The strategic communications specialist advising a financial industry effort to enhance Wall Street's image has plenty of experience in spinning the American public: In the Bush White House, he was one of the aides in charge of the administration's fact-bending campaign to sell the Iraq War.
Bloomberg reported on Thursday that Jim Wilkinson, a one-time senior aide to former Treasury Secretary Henry Paulson, is part of a campaign, spearheaded by the Securities Industry and Financial Markets Association (SIFMA), to quell the upsurge of "populist" anger directed at the financial sector. But the story leaves out an important part of his résumé: He's a GOP PR operative with a history of disseminating misleading information and once served as the deputy communications director in the Bush White House.
In the run-up to the Iraq War, Wilkinson was a member of the White House Iraq Group, which devised the administration's information offensive making the case for deposing Saddam Hussein. He played a key role in drafting "A Decade of Deception and Defiance," a white paper circulated in September 2002. The report outlined the myriad ways in which Saddam's regime had flouted international sanctions, along with its alleged pursuit of weapons of mass destruction and supposed links to terrorism. The paper, riddled with information that has since been debunked, relied in part on the claims of an Iraqi defector, Adnan Ihsan Saeed al Haideri, who had previously been deemed unreliable by intelligence officials. Nevertheless, the document was released to back up Bush's speech to the UN General Assembly on September 12, in which the president laid out a host of allegations against the Iraqi dictator. Among other things, Bush claimed, "Iraq has made several attempts to buy high-strength aluminum tubes used to enrich uranium for a nuclear weapon. Should Iraq acquire fissile material, it would be able to build a nuclear weapon within a year."
By November 2002 Wilkinson had been installed as Central Command's (CENTCOM) director of strategic communications, where he coordinated the administration's information campaigns on Afghanistan and Iraq. As the military's "Shock and Awe" campaign commenced in March, Wilkinson presided over press conferences at the military's forward base in Doha, Qatar, where reporters were fed a daily dose of spin and misinformation.
In an updated version of The First Casualty, a comprehensive account of journalism during wartime, Phillip Knightley writes that in Doha:
stories were floated, picked up, exaggerated, confirmed and then turned out to be wrong. Basra was secured—it fell seventeen days later. Um Quasa fell daily. Saddam Hussein had been killed; Tariq Assiz had defected—both stories were wrong. There was an uprising in Basra that never happened even though Central Command announced at a briefing that it had.

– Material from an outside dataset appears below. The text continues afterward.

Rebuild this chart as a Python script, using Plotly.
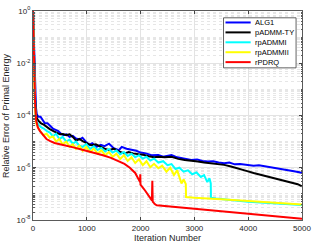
import plotly.graph_objects as go

# ---------------- data (log10 of relative error) -------------
alg1_it = [0, 10, 20, 30, 40, 55, 70, 100, 140, 180, 220, 270, 320, 370, 420, 470, 520, 570, 620, 680,
           740, 800, 860, 920, 980, 1046, 1100, 1180, 1260, 1330, 1413, 1500, 1596, 1650, 1740, 1840,
           1920, 2000, 2100, 2200, 2330, 2420, 2500, 2575, 2680, 2800, 2941, 3050, 3150, 3248, 3350,
           3450, 3554, 3650, 3750, 3850, 3982, 4100, 4200, 4350, 4450, 4550, 4650, 4750, 4850, 4950, 5000]
alg1_lg = [0, -0.8, -1.6, -2.3, -3.0, -3.7, -3.95, -4.05, -4.05, -4.2, -4.3, -4.3, -4.4, -4.5, -4.55, -4.6,
           -4.7, -4.75, -4.72, -4.82, -4.78, -4.88, -4.92, -4.85, -5.0, -5.12, -5.06, -5.2, -5.12, -5.17,
           -5.08, -5.25, -5.33, -5.2, -5.27, -5.32, -5.35, -5.42, -5.45, -5.52, -5.51, -5.58, -5.55, -5.51,
           -5.6, -5.64, -5.7, -5.68, -5.74, -5.76, -5.75, -5.8, -5.83, -5.8, -5.87, -5.86, -5.89, -5.92,
           -5.9, -5.95, -5.98, -6.02, -6.06, -6.07, -6.13, -6.17, -6.2]

tya_it = [0, 10, 20, 30, 40, 55, 70, 100, 150, 200, 260, 312, 380, 450, 500, 557, 620, 680, 740, 800, 860,
          923, 1000, 1080, 1168, 1250, 1330, 1413, 1500, 1596, 1700, 1780, 1860, 1963, 2050, 2150, 2250,
          2330, 2450, 2575, 2700, 2820, 2950, 3064, 3180, 3308, 3420, 3554, 3680, 3798, 3900, 3982, 4100,
          4200, 4349, 4450, 4593, 4700, 4838, 4920, 5000]
tya_lg = [0, -1.0, -1.9, -2.7, -3.4, -3.9, -4.1, -4.2, -4.3, -4.35, -4.45, -4.52, -4.6, -4.68, -4.72, -4.71,
          -4.75, -4.72, -4.82, -4.96, -4.9, -4.98, -5.05, -5.14, -5.1, -5.2, -5.27, -5.33, -5.27, -5.38,
          -5.45, -5.4, -5.45, -5.48, -5.5, -5.56, -5.6, -5.58, -5.6, -5.58, -5.66, -5.7, -5.72, -5.76, -5.8,
          -5.83, -5.86, -5.89, -5.95, -6.01, -6.07, -6.13, -6.2, -6.25, -6.32, -6.37, -6.44, -6.5, -6.57,
          -6.63, -6.71]

rp1_it = [0, 10, 20, 30, 45, 60, 100, 150, 200, 260, 312, 370, 430, 490, 550, 620, 680, 740, 800, 860, 923,
          990, 1060, 1130, 1200, 1270, 1340, 1413, 1480, 1550, 1620, 1690, 1760, 1830, 1900, 1970, 2040,
          2110, 2180, 2250, 2330, 2420, 2500, 2575, 2650, 2720, 2800, 2880, 2960, 3040, 3120, 3180, 3240,
          3280, 3304, 3308, 3400, 4000, 4500, 5000]
rp1_lg = [0, -1.2, -2.3, -3.2, -3.9, -4.2, -4.35, -4.45, -4.5, -4.6, -4.65, -4.8, -4.7, -4.9, -4.82, -5.0,
          -4.92, -5.08, -5.0, -5.15, -5.2, -5.1, -5.28, -5.18, -5.32, -5.24, -5.38, -5.28, -5.42, -5.34,
          -5.48, -5.4, -5.55, -5.46, -5.6, -5.52, -5.65, -5.58, -5.72, -5.65, -5.8, -5.75, -5.9, -5.86,
          -6.05, -6.0, -6.15, -6.1, -6.25, -6.18, -6.35, -6.28, -6.55, -6.4, -6.6, -7.15, -7.18, -7.3,
          -7.37, -7.43]

rp2_it = [0, 10, 20, 30, 45, 60, 100, 150, 190, 250, 312, 370, 430, 490, 550, 620, 680, 740, 800, 860, 923,
          990, 1060, 1130, 1200, 1270, 1340, 1413, 1480, 1550, 1620, 1690, 1760, 1830, 1900, 1970, 2040,
          2110, 2180, 2250, 2330, 2400, 2480, 2550, 2620, 2680, 2760, 2800, 2840, 2845, 3000, 3500, 4000,
          4500, 5000]
rp2_lg = [0, -1.4, -2.5, -3.3, -4.0, -4.3, -4.5, -4.65, -4.75, -4.7, -4.85, -4.8, -5.0, -4.9, -5.1, -5.0,
          -5.2, -5.1, -5.28, -5.15, -5.35, -5.2, -5.4, -5.27, -5.46, -5.33, -5.52, -5.4, -5.58, -5.46,
          -5.66, -5.52, -5.74, -5.6, -5.82, -5.68, -5.9, -5.75, -5.98, -5.85, -6.02, -5.92, -6.15, -6.0,
          -6.28, -6.1, -6.6, -6.45, -6.62, -7.12, -7.15, -7.21, -7.28, -7.35, -7.41]

pdrq_it = [0, 10, 20, 30, 40, 60, 90, 130, 190, 250, 312, 400, 500, 618, 750, 900, 1000, 1150, 1300, 1450,
           1600, 1700, 1800, 1900, 1990, 1994, 1998, 2086, 2150, 2210, 2218, 2225, 2269, 2300, 3000, 4000,
           5000]
pdrq_lg = [0, -1.0, -2.0, -2.9, -3.6, -4.2, -4.45, -4.6, -4.77, -4.9, -4.97, -5.05, -5.1, -5.15, -5.22,
           -5.3, -5.35, -5.42, -5.52, -5.62, -5.75, -5.85, -6.0, -6.2, -6.55, -6.25, -6.65, -6.88, -7.05,
           -7.25, -6.5, -7.3, -7.4, -7.44, -7.57, -7.76, -7.95]

series_names = ["ALG1", "pADMM-TY", "rpADMMI", "rpADMMII", "rPDRQ"]
series_colors = ["#0000ff", "#000000", "#00ffff", "#ffff00", "#ff0000"]
series_data = [(alg1_it, alg1_lg), (tya_it, tya_lg), (rp1_it, rp1_lg), (rp2_it, rp2_lg), (pdrq_it, pdrq_lg)]

ytick_vals = [1e-8, 1e-6, 1e-4, 1e-2, 1]
ytick_text = ["10<sup>-8</sup>", "10<sup>-6</sup>", "10<sup>-4</sup>", "10<sup>-2</sup>", "10<sup>0</sup>"]
xtick_vals = [0, 1000, 2000, 3000, 4000, 5000]

# ---------------- figure -------------
W, H = 316, 245
L, R, T, B = 33, 10.5, 5, 25
pw, ph = W - L - R, H - T - B

fig = go.Figure()
for name, col, (it, lg) in zip(series_names, series_colors, series_data):
    fig.add_trace(go.Scatter(x=it, y=[10 ** v for v in lg], mode="lines", name=name,
                             line=dict(color=col, width=2), showlegend=False))

minor_vals = []
for k in range(-8, 0):
    for m in range(1, 10):
        v = m * 10 ** k
        if not (m == 1 and k % 2 == 0):
            minor_vals.append(v)

font = "Liberation Sans, Arial, Helvetica, sans-serif"
fig.update_layout(
    width=W, height=H,
    margin=dict(l=L, r=R, t=T, b=B),
    paper_bgcolor="white", plot_bgcolor="white",
    font=dict(family=font, size=8, color="#262626"),
    xaxis=dict(range=[0, 5000], tickvals=xtick_vals, ticks="inside", ticklen=3,
               showline=True, linecolor="#5a5a5a", linewidth=1, mirror="ticks",
               showgrid=True, gridcolor="#e3e3e3", gridwidth=1, zeroline=False,
               tickfont=dict(size=8, color="#262626")),
    yaxis=dict(type="log", range=[-8, 0], tickvals=ytick_vals, ticktext=ytick_text,
               ticks="inside", ticklen=3, showline=True, linecolor="#5a5a5a", linewidth=1,
               mirror="ticks", showgrid=True, gridcolor="#e3e3e3", gridwidth=1, zeroline=False,
               tickfont=dict(size=8, color="#262626"),
               minor=dict(tickvals=minor_vals, ticks="inside", ticklen=1.5, tickcolor="#5a5a5a",
                          showgrid=True, gridcolor="#e6e6e6", griddash="dot", gridwidth=1)),
    showlegend=False,
)

# axis titles
fig.add_annotation(text="Iteration Number", xref="paper", yref="paper", x=0.5, y=0,
                   yshift=-11, xanchor="center", yanchor="top", showarrow=False,
                   font=dict(size=9, color="#262626"))
fig.add_annotation(text="Relative Error of Primal Energy", xref="paper", yref="paper", x=0, y=0.5,
                   xshift=-27.5, textangle=-90, xanchor="center", yanchor="middle", showarrow=False,
                   font=dict(size=9, color="#262626"))

# legend (drawn manually to match the compact boxed legend)
def px2p(px, py):
    return (px - L) / pw, (H - B - py) / ph

x0, y0 = px2p(226, 12)
x1, y1 = px2p(299.5, 63.5)
fig.add_shape(type="rect", xref="paper", yref="paper", x0=x0, y0=y1, x1=x1, y1=y0,
              line=dict(color="#3a3a3a", width=0.8), fillcolor="white", layer="above")
row_y = [16.8, 27.0, 37.2, 47.4, 57.6]
for name, col, ry in zip(series_names, series_colors, row_y):
    lx0, ly = px2p(228, ry)
    lx1, _ = px2p(253.5, ry)
    fig.add_shape(type="line", xref="paper", yref="paper", x0=lx0, y0=ly, x1=lx1, y1=ly,
                  line=dict(color=col, width=2), layer="above")
    tx, _ = px2p(256, ry)
    fig.add_annotation(text=name, xref="paper", yref="paper", x=tx, y=ly, xanchor="left",
                       yanchor="middle", showarrow=False, font=dict(size=7.5, color="#000000"))

fig.write_html("out.html", config={"displayModeBar": False},
               post_script="document.body.style.margin='0px';document.body.style.overflow='hidden';")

Was this deliberate strategic disinformation?
At one point, Wilkinson claimed that Saddam's forces were seeking uniforms "identical down to the last detail" as those worn by US and British troops. He said Saddam's Fedayeen intended to "wear them when conducting reprisals against the Iraqi people so that they could pass the atrocities off as the work of the United States and the United Kingdom." His claim was never corroborated. Wilkinson was also in charge of CENTCOM briefings when the phony story about Private Jessica Lynch's dramatic capture and rescue was floated, though, when this incident was later probed [PDF] by a congressional panel, he claimed he was unaware of the source of the false information provided to the press.

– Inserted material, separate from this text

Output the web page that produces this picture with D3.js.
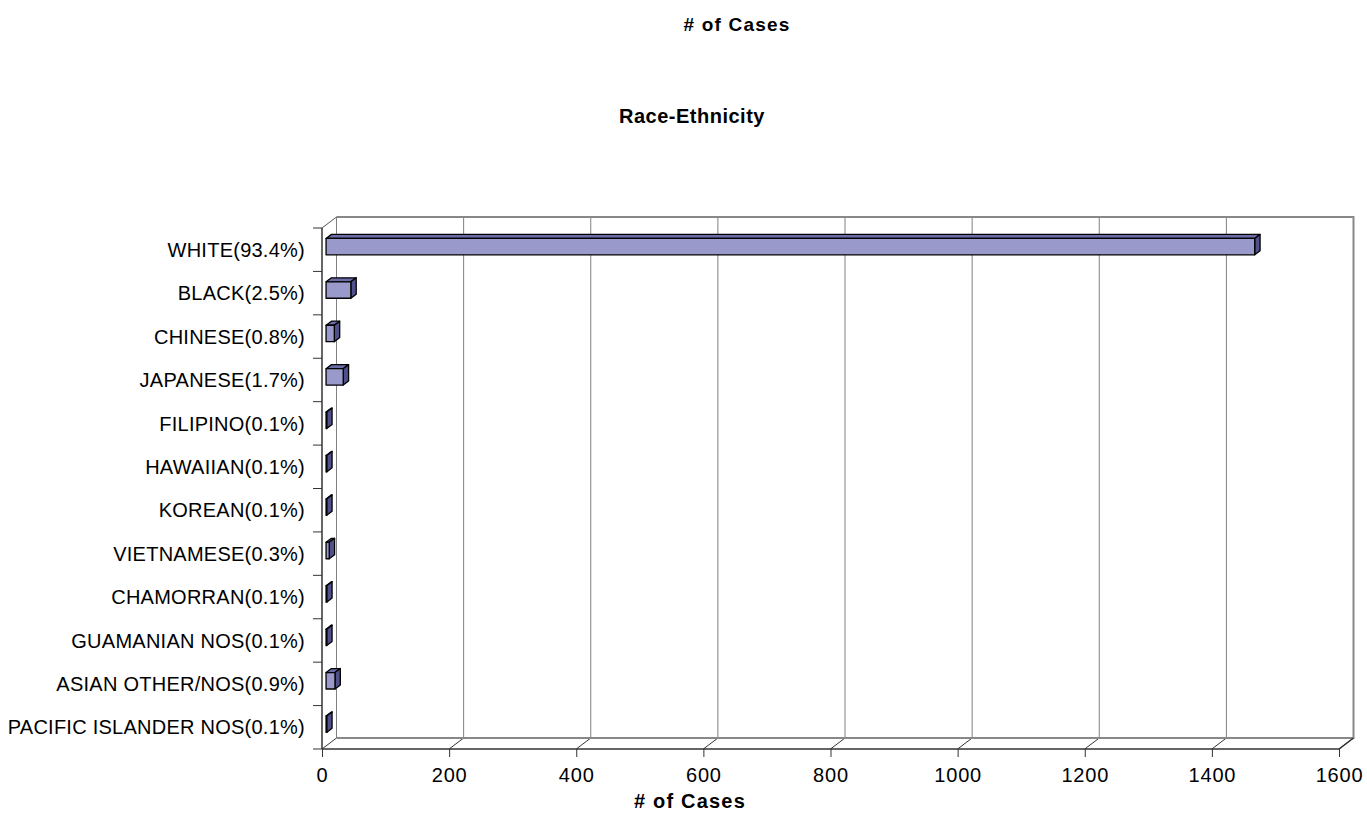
<!DOCTYPE html>
<html>
<head>
<meta charset="utf-8">
<script src="https://cdn.jsdelivr.net/npm/d3@7"></script>
<style>
  html, body { margin: 0; padding: 0; background: #fff; }
  svg { display: block; font-family: "Liberation Sans", Arial, sans-serif; }
</style>
</head>
<body>
<svg id="chart" width="1367" height="837"></svg>
<script>
// Case counts by race / ethnicity
const categories = [
  "WHITE(93.4%)", "BLACK(2.5%)", "CHINESE(0.8%)", "JAPANESE(1.7%)",
  "FILIPINO(0.1%)", "HAWAIIAN(0.1%)", "KOREAN(0.1%)", "VIETNAMESE(0.3%)",
  "CHAMORRAN(0.1%)", "GUAMANIAN NOS(0.1%)", "ASIAN OTHER/NOS(0.9%)",
  "PACIFIC ISLANDER NOS(0.1%)"
];
const cases = [1461, 39, 13, 27, 1, 1, 1, 5, 1, 1, 14, 1];
const xTicks = [0, 200, 400, 600, 800, 1000, 1200, 1400, 1600];
const chartTitle = "# of Cases";
const chartSubtitle = "Race-Ethnicity";
const xAxisTitle = "# of Cases";

const svg = d3.select("#chart");
const FONT = "Liberation Sans, Arial, sans-serif";

// Plot frame (front plane) and depth offset of the back wall
const plotLeft = 322, plotRight = 1339, plotTop = 228, plotBottom = 749;
const DX = 14.5, DY = -11;

const x = d3.scaleLinear().domain([0, 1600]).range([plotLeft, plotRight]);
const y = d3.scaleBand().domain(categories).range([plotTop, plotBottom]);

const grid = svg.append("g").attr("fill", "none");

// Back wall gridlines
grid.selectAll("line.grid").data(xTicks).join("line")
  .attr("class", "grid")
  .attr("x1", d => x(d) + DX).attr("x2", d => x(d) + DX)
  .attr("y1", plotTop + DY).attr("y2", plotBottom + DY)
  .attr("stroke", "#808080").attr("stroke-width", 1);

// Floor diagonals at each tick
grid.selectAll("line.floor").data(xTicks).join("line")
  .attr("class", "floor")
  .attr("x1", d => x(d)).attr("x2", d => x(d) + DX)
  .attr("y1", plotBottom).attr("y2", plotBottom + DY)
  .attr("stroke", "#333").attr("stroke-width", 1);

// Back wall outline
grid.append("path")
  .attr("d", `M${x(0) + DX},${plotTop + DY}H${x(1600) + DX}V${plotBottom + DY}H${x(0) + DX}`)
  .attr("stroke", "#888").attr("stroke-width", 2);
// Top-left depth edge
grid.append("line")
  .attr("x1", plotLeft).attr("y1", plotTop).attr("x2", plotLeft + DX).attr("y2", plotTop + DY)
  .attr("stroke", "#555").attr("stroke-width", 1);

// Bars (3D boxes)
const d1 = 0.28, d2 = 0.65, barH = 16.4;
const frontFill = "#9999cc", topFill = "#6b6ba8", sideFill = "#50508a";
const bars = svg.append("g").attr("stroke", "#000").attr("stroke-width", 1.3)
  .attr("stroke-linejoin", "round");

categories.forEach((c, i) => {
  const v = cases[i];
  const yc = y(c) + y.bandwidth() / 2;
  const fx0 = x(0) + d1 * DX, fx1 = x(v) + d1 * DX;
  const fy0 = yc - barH / 2 + d1 * DY, fy1 = fy0 + barH;
  const ox = (d2 - d1) * DX, oy = (d2 - d1) * DY;
  const g = bars.append("g");
  // top face
  g.append("path")
    .attr("d", `M${fx0},${fy0}L${fx0 + ox},${fy0 + oy}L${fx1 + ox},${fy0 + oy}L${fx1},${fy0}Z`)
    .attr("fill", topFill);
  // side face
  g.append("path")
    .attr("d", `M${fx1},${fy0}L${fx1 + ox},${fy0 + oy}L${fx1 + ox},${fy1 + oy}L${fx1},${fy1}Z`)
    .attr("fill", sideFill);
  // front face
  g.append("rect")
    .attr("x", fx0).attr("y", fy0)
    .attr("width", Math.max(0, fx1 - fx0)).attr("height", barH)
    .attr("fill", frontFill);
});

// Front axes
const axes = svg.append("g");
const xAxis = d3.axisBottom(x).tickValues(xTicks).tickSize(8).tickPadding(11)
  .tickFormat(d3.format("d"));
axes.append("g").attr("transform", `translate(0,${plotBottom})`).call(xAxis)
  .call(g => g.select(".domain").attr("stroke", "#333").attr("stroke-width", 1.5)
    .attr("d", `M${plotLeft},0H${plotRight}L${plotRight + DX},${DY}`))
  .call(g => g.selectAll(".tick line").attr("stroke", "#333"))
  .call(g => g.selectAll(".tick text").attr("font-size", 20).attr("fill", "#000")
    .attr("letter-spacing", 0.8).attr("font-family", FONT));

const yAxis = d3.axisLeft(y).tickSize(0).tickPadding(17);
const ya = axes.append("g").attr("transform", `translate(${plotLeft},0)`).call(yAxis);
ya.select(".domain").attr("stroke", "#333").attr("stroke-width", 1.5)
  .attr("d", `M0,${plotTop}V${plotBottom}`);
ya.selectAll(".tick text").attr("font-size", 20).attr("fill", "#000")
  .attr("letter-spacing", 0.25).attr("font-family", FONT)
  .attr("dy", "0.36em");
// Category boundary ticks
const bounds = categories.map(c => y(c)).concat([plotBottom]);
ya.selectAll("line.bound").data(bounds).join("line")
  .attr("class", "bound")
  .attr("x1", -9).attr("x2", 0).attr("y1", d => d).attr("y2", d => d)
  .attr("stroke", "#333");

// Titles
svg.append("text").attr("x", 737).attr("y", 31).attr("text-anchor", "middle")
  .attr("font-size", 19).attr("font-weight", "bold").attr("letter-spacing", 1.2)
  .text(chartTitle);
svg.append("text").attr("x", 692).attr("y", 123).attr("text-anchor", "middle")
  .attr("font-size", 20).attr("font-weight", "bold").attr("letter-spacing", 0.5)
  .text(chartSubtitle);
svg.append("text").attr("x", 690).attr("y", 808).attr("text-anchor", "middle")
  .attr("font-size", 20).attr("font-weight", "bold").attr("letter-spacing", 1.2)
  .text(xAxisTitle);
</script>
</body>
</html>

Wilkinson (who's also credited with promoting the 2000 campaign meme that Al Gore said he created the Internet) later moved on to the Treasury Department. There he served as Paulson's senior strategist and adviser, counseling the treasury secretary and former Goldman Sachs CEO on crisis management and other matters. At the close of the Bush administration, he joined the powerhouse international PR and communications firm of Brunswick Group. In March, Michele Davis, who'd served as Paulson's public affairs director, signed on with the firm as well.

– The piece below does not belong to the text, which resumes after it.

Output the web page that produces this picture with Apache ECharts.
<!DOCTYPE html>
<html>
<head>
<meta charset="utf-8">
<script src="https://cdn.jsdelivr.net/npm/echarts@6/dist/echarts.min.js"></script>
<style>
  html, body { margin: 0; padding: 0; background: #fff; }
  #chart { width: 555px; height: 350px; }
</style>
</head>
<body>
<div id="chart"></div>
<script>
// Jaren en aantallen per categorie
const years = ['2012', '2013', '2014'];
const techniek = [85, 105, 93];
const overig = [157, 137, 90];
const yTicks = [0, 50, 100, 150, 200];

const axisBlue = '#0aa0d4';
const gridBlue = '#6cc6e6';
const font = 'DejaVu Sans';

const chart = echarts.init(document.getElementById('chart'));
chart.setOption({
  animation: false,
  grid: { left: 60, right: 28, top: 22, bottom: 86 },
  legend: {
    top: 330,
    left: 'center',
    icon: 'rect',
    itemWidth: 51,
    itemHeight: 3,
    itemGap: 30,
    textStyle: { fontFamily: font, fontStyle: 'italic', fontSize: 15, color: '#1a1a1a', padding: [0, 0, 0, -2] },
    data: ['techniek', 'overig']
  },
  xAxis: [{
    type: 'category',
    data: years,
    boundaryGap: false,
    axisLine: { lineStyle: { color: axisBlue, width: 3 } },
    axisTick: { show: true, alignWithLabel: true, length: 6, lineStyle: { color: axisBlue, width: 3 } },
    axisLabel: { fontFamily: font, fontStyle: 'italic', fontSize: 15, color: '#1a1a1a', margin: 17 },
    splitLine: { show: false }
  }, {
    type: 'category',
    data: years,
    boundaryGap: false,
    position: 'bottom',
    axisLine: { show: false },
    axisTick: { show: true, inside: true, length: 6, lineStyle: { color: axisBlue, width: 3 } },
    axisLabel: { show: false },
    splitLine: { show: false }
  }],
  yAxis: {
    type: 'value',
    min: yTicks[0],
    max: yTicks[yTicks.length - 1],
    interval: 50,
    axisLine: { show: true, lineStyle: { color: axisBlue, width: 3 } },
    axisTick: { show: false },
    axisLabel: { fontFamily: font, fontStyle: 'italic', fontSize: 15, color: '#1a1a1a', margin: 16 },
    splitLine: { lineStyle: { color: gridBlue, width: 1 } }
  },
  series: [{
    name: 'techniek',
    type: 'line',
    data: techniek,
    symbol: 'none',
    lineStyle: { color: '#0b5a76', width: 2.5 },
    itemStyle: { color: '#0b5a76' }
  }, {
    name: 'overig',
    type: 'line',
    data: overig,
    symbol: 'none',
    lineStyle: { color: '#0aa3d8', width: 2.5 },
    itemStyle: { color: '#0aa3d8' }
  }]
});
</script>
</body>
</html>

Along with Davis, Wilkinson is now fighting a new information war, on behalf of embattled finance firms yearning for the days when million-dollar bonuses and luxury retreats were none of the public's business. The pair are part of a Brunswick team that's devising SIFMA's PR campaign, which earns the company a retainer of $70,000 a month. The strategy, according to documents obtained by Bloomberg, calls for a "city-by-city, grass roots" effort targeting such international hubs as New York, London, Washington, and Brussels. The goal: to convince the public that Wall Street is open to reform, and is part of the solution, not the problem. But what does it say about Wall Street's commitment to change that it turned to a man notorious for misleading PR campaigns to sell the US public on its transformation?